Lord Byron is Haunting My Book Cover!

For the past two weeks, I've been reading Jane Austen's Emma in my Romantic Comedies class. This is the last of Austen's books I've had to read, and I was enjoying how well it was written and all the little bits with Mr. Knightly. However, I started to notice something odd about the actual edition we were reading from for the class.

We were reading from an Oxford World's Classic edition. My professor obviously chose it for the excellent notes and background information (including a comparison to Much Ado About Nothing, our first reading of the semester). The woman on the cover is not someone I could picture Emma actually looking like. Her chin is too round and strong, her cheeks too flushed, her look too manly. Not that Emma is a dainty creature. But this woman is not exactly right. While I happen to admit I am a picky cover art person, this one was bothering me more than I imagined it would. Picture us all in a board room type classroom, with one long shiny, wooden table for almost twenty of us to squeeze into, bumping each other constantly with huge leather spinning chairs. Now picture all of our books laid out on the table, all those Oxford World's Classic Emma's displayed at every angle - even reflected by the table.

There was another face I was seeing while staring at the multiple covers across from me. Upside down. And I gasped when I first saw that familiar face. I wanted to jump out of my chair, knocking the two people next to me, shouting, "Guys, did you notice this? Her face, when it's upside down, looks just like Lord Byron!" It was so obvious to me that I wanted to scream. To try and demonstrate the likeness to you, dear readers, I took a picture of the books side by side - Emma upside down and Lord Byron rightside up. If you can't see the similarities for whatever reason, imagine Emma at a distance (like, across a table). That might work better.


Lord Byron. One of the great Romantic poets. You might be familiar with him. Some of you might wish to have known him... perhaps in more ways than a simple hello (I mean, yeah, of course). If you don't know who he is, I suggest you search him when you have free time. I'm a huge Romanticism buff, which is why I say that, but it's an understatement to say that the Romantics have influenced us all. There. My tiny speech, haha.
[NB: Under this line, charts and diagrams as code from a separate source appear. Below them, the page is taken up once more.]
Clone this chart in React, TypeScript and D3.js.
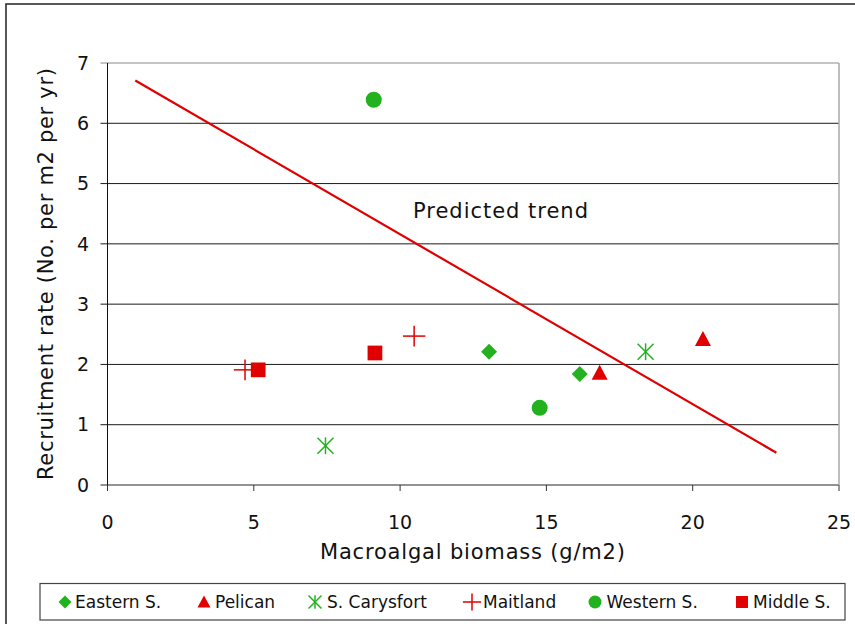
import React from "react";
import * as d3 from "d3";

const W = 855, H = 624;
const xTicks = [0, 5, 10, 15, 20, 25];
const yTicks = [0, 1, 2, 3, 4, 5, 6, 7];

const easternX = [13.04, 16.14];
const easternY = [2.21, 1.84];
const pelicanX = [16.82, 20.35];
const pelicanY = [1.86, 2.42];
const carysfortX = [7.45, 18.39];
const carysfortY = [0.65, 2.21];
const maitlandX = [4.7, 10.48];
const maitlandY = [1.91, 2.47];
const westernX = [9.1, 14.77];
const westernY = [6.39, 1.28];
const middleX = [5.15, 9.14];
const middleY = [1.91, 2.19];
const trendX = [0.95, 22.86];
const trendY = [6.71, 0.535];

const GREEN = "#22b21f";
const RED = "#e00000";
const FONT = "'DejaVu Sans', Verdana, sans-serif";

type Kind = "diamond" | "triangle" | "asterisk" | "plus" | "circle" | "square";

const series: { name: string; kind: Kind; color: string; xs: number[]; ys: number[] }[] = [
  { name: "Eastern S.", kind: "diamond", color: GREEN, xs: easternX, ys: easternY },
  { name: "Pelican", kind: "triangle", color: RED, xs: pelicanX, ys: pelicanY },
  { name: "S. Carysfort", kind: "asterisk", color: GREEN, xs: carysfortX, ys: carysfortY },
  { name: "Maitland", kind: "plus", color: RED, xs: maitlandX, ys: maitlandY },
  { name: "Western S.", kind: "circle", color: GREEN, xs: westernX, ys: westernY },
  { name: "Middle S.", kind: "square", color: RED, xs: middleX, ys: middleY },
];

function Marker({ kind, color, x, y, s }: { kind: Kind; color: string; x: number; y: number; s: number }) {
  const h = s / 2;
  switch (kind) {
    case "diamond":
      return <path d={`M${x},${y - h}L${x + h},${y}L${x},${y + h}L${x - h},${y}Z`} fill={color} />;
    case "triangle":
      return <path d={`M${x},${y - h}L${x + h},${y + h * 0.85}L${x - h},${y + h * 0.85}Z`} fill={color} />;
    case "square":
      return <rect x={x - h * 0.92} y={y - h * 0.92} width={h * 1.84} height={h * 1.84} fill={color} />;
    case "circle":
      return <circle cx={x} cy={y} r={h} fill={color} />;
    case "plus":
      return (
        <g stroke={color} strokeWidth={1.5}>
          <line x1={x - h * 1.4} x2={x + h * 1.4} y1={y} y2={y} />
          <line x1={x} x2={x} y1={y - h * 1.3} y2={y + h * 1.3} />
        </g>
      );
    case "asterisk":
      return (
        <g stroke={color} strokeWidth={1.5}>
          <line x1={x - h} x2={x + h} y1={y - h} y2={y + h} />
          <line x1={x - h} x2={x + h} y1={y + h} y2={y - h} />
          <line x1={x} x2={x} y1={y - h * 1.05} y2={y + h * 1.05} />
        </g>
      );
  }
}

export default function App() {
  const x = d3.scaleLinear().domain([0, 25]).range([107.5, 839]);
  const y = d3.scaleLinear().domain([0, 7]).range([485, 63]);
  const trend = d3.line<number>().x((d, i) => x(trendX[i])).y((d, i) => y(trendY[i]));

  const legendItems = [
    { mx: 65, tx: 75 },
    { mx: 204, tx: 215 },
    { mx: 315, tx: 327 },
    { mx: 472, tx: 483 },
    { mx: 595, tx: 606.5 },
    { mx: 742, tx: 753 },
  ];

  return (
    <svg width={W} height={H} style={{ position: "absolute", left: 0, top: 0 }} fontFamily={FONT}>
      <rect x={0} y={0} width={W} height={H} fill="#fff" />
      <rect x={6} y={4} width={870} height={640} fill="none" stroke="#222" strokeWidth={1.5} />
      {yTicks.map((t) => (
        <line
          key={t}
          x1={x(0) - 7}
          x2={x(25)}
          y1={y(t)}
          y2={y(t)}
          stroke={t === 7 ? "#8a8a8a" : t === 0 ? "#6e6e6e" : "#1a1a1a"}
          strokeWidth={t === 0 ? 1.6 : 1}
        />
      ))}
      <line x1={x(25)} x2={x(25)} y1={y(7)} y2={y(0)} stroke="#a8a8a8" strokeWidth={1.5} />
      <line x1={x(0)} x2={x(0)} y1={y(7)} y2={y(0) + 6} stroke="#111" strokeWidth={1} />
      {xTicks.map((t) => (
        <line key={t} x1={x(t)} x2={x(t)} y1={y(0)} y2={y(0) + 6} stroke="#333" strokeWidth={1} />
      ))}
      {yTicks.map((t) => (
        <text key={t} x={89} y={y(t)} dy="0.35em" textAnchor="end" fontSize={19} fill="#111">
          {t}
        </text>
      ))}
      {xTicks.map((t) => (
        <text key={t} x={x(t)} y={522} dy="0.35em" textAnchor="middle" fontSize={19} fill="#111">
          {t}
        </text>
      ))}
      <text x={320} y={559} fontSize={21} fill="#111" textLength={305} lengthAdjust="spacing">
        Macroalgal biomass (g/m2)
      </text>
      <text
        transform={`translate(53,480) rotate(-90)`}
        fontSize={21}
        fill="#111"
        textLength={412}
        lengthAdjust="spacing"
      >
        Recruitment rate (No. per m2 per yr)
      </text>
      <path d={trend(trendX) || ""} stroke={RED} strokeWidth={2.2} fill="none" />
      <text x={413} y={218} fontSize={21} fill="#111" textLength={175} lengthAdjust="spacing">
        Predicted trend
      </text>
      {series.map((s) =>
        s.xs.map((v, i) => (
          <Marker key={s.name + i} kind={s.kind} color={s.color} x={x(v)} y={y(s.ys[i])} s={16} />
        ))
      )}
      <rect x={40} y={583.5} width={805} height={36.5} fill="none" stroke="#444" strokeWidth={1.2} />
      {series.map((s, i) => (
        <g key={s.name}>
          <Marker kind={s.kind} color={s.color} x={legendItems[i].mx} y={602} s={13} />
          <text x={legendItems[i].tx} y={602} dy="0.35em" fontSize={17} fill="#111">
            {s.name}
          </text>
        </g>
      ))}
    </svg>
  );
}
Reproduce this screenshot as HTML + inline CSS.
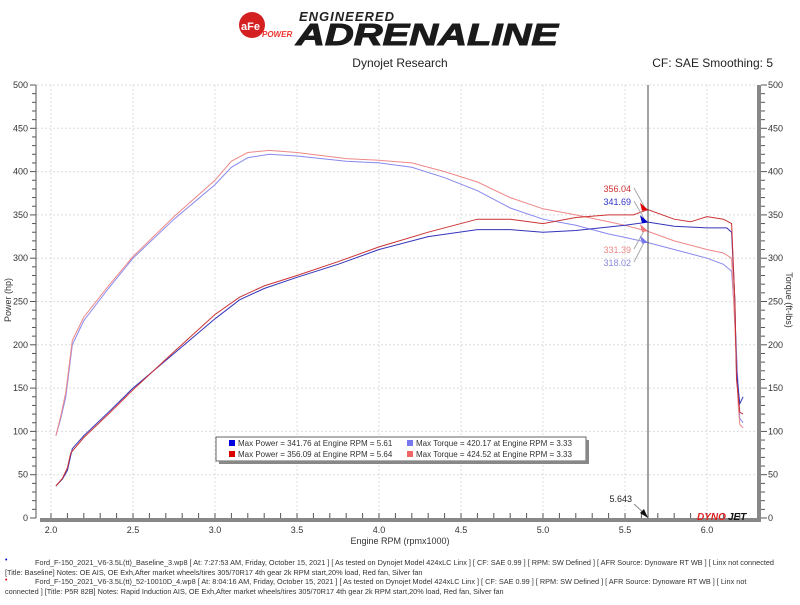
<!DOCTYPE html>
<html><head><meta charset="utf-8"><style>
body{margin:0;background:#fff;width:800px;height:600px;overflow:hidden;font-family:"Liberation Sans",sans-serif}
svg text{font-family:"Liberation Sans",sans-serif}
</style></head><body>
<svg id="s" width="800" height="600" xmlns="http://www.w3.org/2000/svg">
<circle cx="252" cy="25" r="13" fill="#d42020"/>
<text x="241" y="30" font-size="11" font-weight="bold" fill="#fff">aFe</text>
<text x="262" y="37" font-size="8" font-style="italic" font-weight="bold" fill="#e33">POWER</text>
<text x="299" y="21" font-size="13" font-style="italic" font-weight="bold" fill="#222" letter-spacing="1">ENGINEERED</text>
<text x="296" y="45" font-size="31" font-style="italic" font-weight="bold" fill="#1a1a1a" textLength="262" lengthAdjust="spacingAndGlyphs" stroke="#1a1a1a" stroke-width="1">ADRENALINE</text>
<text x="400" y="67" font-size="12" text-anchor="middle" fill="#222">Dynojet Research</text>
<text x="773" y="67" font-size="12" text-anchor="end" fill="#222">CF: SAE Smoothing: 5</text>
<g id="g"></g>
<text x="400" y="544" font-size="9" text-anchor="middle" fill="#333">Engine RPM (rpmx1000)</text>
<text transform="translate(11,300) rotate(-90)" font-size="9" text-anchor="middle" fill="#333">Power (hp)</text>
<text transform="translate(786,300) rotate(90)" font-size="9" text-anchor="middle" fill="#333">Torque (ft-lbs)</text>
<rect x="216" y="437" width="370" height="24" fill="#fff" stroke="#666"/>
<rect x="219" y="461" width="370" height="3" fill="#888"/><rect x="586" y="440" width="3" height="24" fill="#888"/>
<rect x="229" y="440" width="6" height="6" fill="#0000dd"/><text x="238" y="446" font-size="8" fill="#333">Max Power = 341.76 at Engine RPM = 5.61</text>
<rect x="229" y="451" width="6" height="6" fill="#dd0000"/><text x="238" y="457" font-size="8" fill="#333">Max Power = 356.09 at Engine RPM = 5.64</text>
<rect x="407" y="440" width="6" height="6" fill="#7777ee"/><text x="416" y="446" font-size="8" fill="#333">Max Torque = 420.17 at Engine RPM = 3.33</text>
<rect x="407" y="451" width="6" height="6" fill="#ee6666"/><text x="416" y="457" font-size="8" fill="#333">Max Torque = 424.52 at Engine RPM = 3.33</text>
<text x="631" y="192" font-size="9" text-anchor="end" fill="#c33">356.04</text>
<text x="631" y="205" font-size="9" text-anchor="end" fill="#33c">341.69</text>
<text x="631" y="253" font-size="9" text-anchor="end" fill="#e88">331.39</text>
<text x="631" y="266" font-size="9" text-anchor="end" fill="#88d">318.02</text>
<text x="632" y="502" font-size="9" text-anchor="end" fill="#222">5.643</text>
<text x="697" y="520" font-size="10" font-style="italic" font-weight="bold" fill="#d22">DYNO</text><text x="728" y="520" font-size="10" font-style="italic" font-weight="bold" fill="#111">JET</text>
<text x="5" y="562" font-size="7" fill="#00c">•</text>
<text x="35" y="565" font-size="7.3" fill="#333">Ford_F-150_2021_V6-3.5L(tt)_Baseline_3.wp8 [ At: 7:27:53 AM, Friday, October 15, 2021 ] [ As tested on Dynojet Model 424xLC Linx ] [ CF: SAE 0.99 ] [ RPM: SW Defined ] [ AFR Source: Dynoware RT WB ] [ Linx not connected</text>
<text x="5" y="575" font-size="7.3" fill="#333">[Title: Baseline]  Notes: OE AIS, OE Exh,After market wheels/tires 305/70R17 4th gear 2k RPM start,20% load, Red fan, Silver fan</text>
<text x="5" y="582" font-size="7" fill="#c00">•</text>
<text x="35" y="584" font-size="7.3" fill="#333">Ford_F-150_2021_V6-3.5L(tt)_52-10010D_4.wp8 [ At: 8:04:16 AM, Friday, October 15, 2021 ] [ As tested on Dynojet Model 424xLC Linx ] [ CF: SAE 0.99 ] [ RPM: SW Defined ] [ AFR Source: Dynoware RT WB ] [ Linx not</text>
<text x="5" y="594" font-size="7.3" fill="#333">connected ] [Title: P5R 82B]  Notes: Rapid Induction AIS, OE Exh,After market wheels/tires 305/70R17 4th gear 2k RPM start,20% load, Red fan, Silver fan</text>
</svg>
<script>
var g=document.getElementById('g'),h='';
function X(r){return 51+(r-2)*164}function Y(v){return 518-v*0.866}
for(var v=0;v<=500;v+=50){var y=Y(v);if(v>0)h+='<line x1="37" x2="757" y1="'+y+'" y2="'+y+'" stroke="#ddd" stroke-dasharray="2,2"/>';
h+='<text x="28" y="'+(y+3)+'" font-size="9" text-anchor="end" fill="#333">'+v+'</text><text x="768" y="'+(y+3)+'" font-size="9" fill="#333">'+v+'</text>';}
for(var v=0;v<=500;v+=10){var y=Y(v);var l=v%50?4:6;h+='<line x1="'+(36-l)+'" x2="36" y1="'+y+'" y2="'+y+'" stroke="#555"/><line x1="761" x2="'+(761+l)+'" y1="'+y+'" y2="'+y+'" stroke="#555"/>';}
for(var r=2;r<=6.01;r+=0.5){var x=X(r);h+='<line x1="'+x+'" x2="'+x+'" y1="85" y2="518" stroke="#ddd" stroke-dasharray="2,2"/><text x="'+x+'" y="533" font-size="9" text-anchor="middle" fill="#333">'+r.toFixed(1)+'</text>';}
for(var r=2;r<=6.25;r+=0.1){var x=X(r);h+='<line x1="'+x+'" x2="'+x+'" y1="513" y2="518" stroke="#555"/>';}
h+='<line x1="36" x2="36" y1="85" y2="518" stroke="#555"/><rect x="40" y="518" width="721" height="4" fill="#888"/><rect x="757" y="85" width="4" height="437" fill="#888"/>';
function P(d,c){var s=d.map(function(p){return X(p[0]).toFixed(1)+','+Y(p[1]).toFixed(1)}).join(' ');h+='<polyline points="'+s+'" fill="none" stroke="'+c+'" stroke-width="1"/>';}
P([[2.03,95],[2.06,115],[2.09,140],[2.13,200],[2.2,228],[2.35,265],[2.5,300],[2.75,345],[3.0,385],[3.1,405],[3.2,416],[3.33,420],[3.5,418],[3.8,412],[4.0,410],[4.2,405],[4.4,393],[4.6,378],[4.8,358],[5.0,345],[5.2,338],[5.4,328],[5.5,324],[5.64,318],[5.8,310],[6.0,300],[6.1,293],[6.15,285],[6.17,230],[6.19,150],[6.2,115],[6.22,110]],'#8888ee');
P([[2.03,95],[2.06,118],[2.09,145],[2.13,205],[2.2,232],[2.35,268],[2.5,302],[2.75,348],[3.0,390],[3.1,412],[3.2,422],[3.33,424.5],[3.5,422],[3.8,415],[4.0,413],[4.2,410],[4.4,400],[4.6,388],[4.8,370],[5.0,357],[5.2,350],[5.4,342],[5.5,338],[5.64,331],[5.8,320],[6.0,310],[6.1,306],[6.15,300],[6.17,220],[6.19,130],[6.2,108],[6.22,104]],'#ee8888');
P([[2.03,37],[2.07,45],[2.1,55],[2.13,80],[2.2,95],[2.35,122],[2.5,150],[2.75,190],[3.0,230],[3.15,252],[3.3,265],[3.5,278],[3.75,293],[4.0,310],[4.3,325],[4.6,333],[4.8,333],[5.0,330],[5.2,332],[5.4,336],[5.5,338],[5.64,341.7],[5.8,337],[6.0,335],[6.12,335],[6.15,330],[6.17,250],[6.18,170],[6.2,132],[6.22,140]],'#3333bb');
P([[2.03,37],[2.07,46],[2.1,58],[2.12,75],[2.2,93],[2.35,120],[2.5,148],[2.75,192],[3.0,235],[3.15,255],[3.3,268],[3.5,280],[3.75,296],[4.0,313],[4.3,330],[4.6,345],[4.8,345],[5.0,340],[5.2,347],[5.4,350],[5.55,350],[5.64,356],[5.8,345],[5.9,342],[6.0,348],[6.1,345],[6.15,340],[6.17,250],[6.18,160],[6.2,122],[6.22,120]],'#cc3333');
h+='<line x1="648" x2="648" y1="85" y2="518" stroke="#444"/>';
[[192,'#d00',356],[205,'#00c',341.7],[253,'#e77',331.4],[266,'#77e',318]].forEach(function(a){var y=Y(a[2]);h+='<line x1="634" y1="'+(a[0]-4)+'" x2="645" y2="'+(y-2)+'" stroke="#aaa"/><polygon points="648,'+y+' 640,'+(y-7)+' 642,'+(y+1)+'" fill="'+a[1]+'"/>';});
h+='<line x1="634" y1="504" x2="645" y2="514" stroke="#888"/><polygon points="648,518 640,513 644,509" fill="#111"/>';
g.innerHTML=h;
</script>
</body></html>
And I found this bit from one of his long poems, Don Juan, that seems to me to echo the prank he was playing by showing his face to a tired grad student:

"Thus would he while his lonely hours away
Dissatisfied, nor knowing what he wanted;
Nor glowing reverie, nor poet's lay,
Could yield his spirit that for which it panted.
A bosom whereon he his head might lay,
And here the heart beat with the love it granted,
With - several other things, which I forget,
Or which, at least, I need not mention yet."

So I'm trying to imply, by his own words, that perhaps he was terribly bored and lonely. He could have left me alone to taking my notes on Emma in peace. But he reared his ugly (maybe) head just to get a reaction out of me. Maybe he hoped it was love, but I assure you it wasn't. I spent such an intense semester in my senior year of college studying the Romantics. When I see a picture or stumble upon a poem, I smile because it's like seeing an old friend. And, romantic wise, I'd probably sooner go on a date with Shelley or Keats (or even my favorite unknown Romantic poet, Thomas Lovell Beddoes) before ever putting my hand in Lord Byron's. He's just trouble.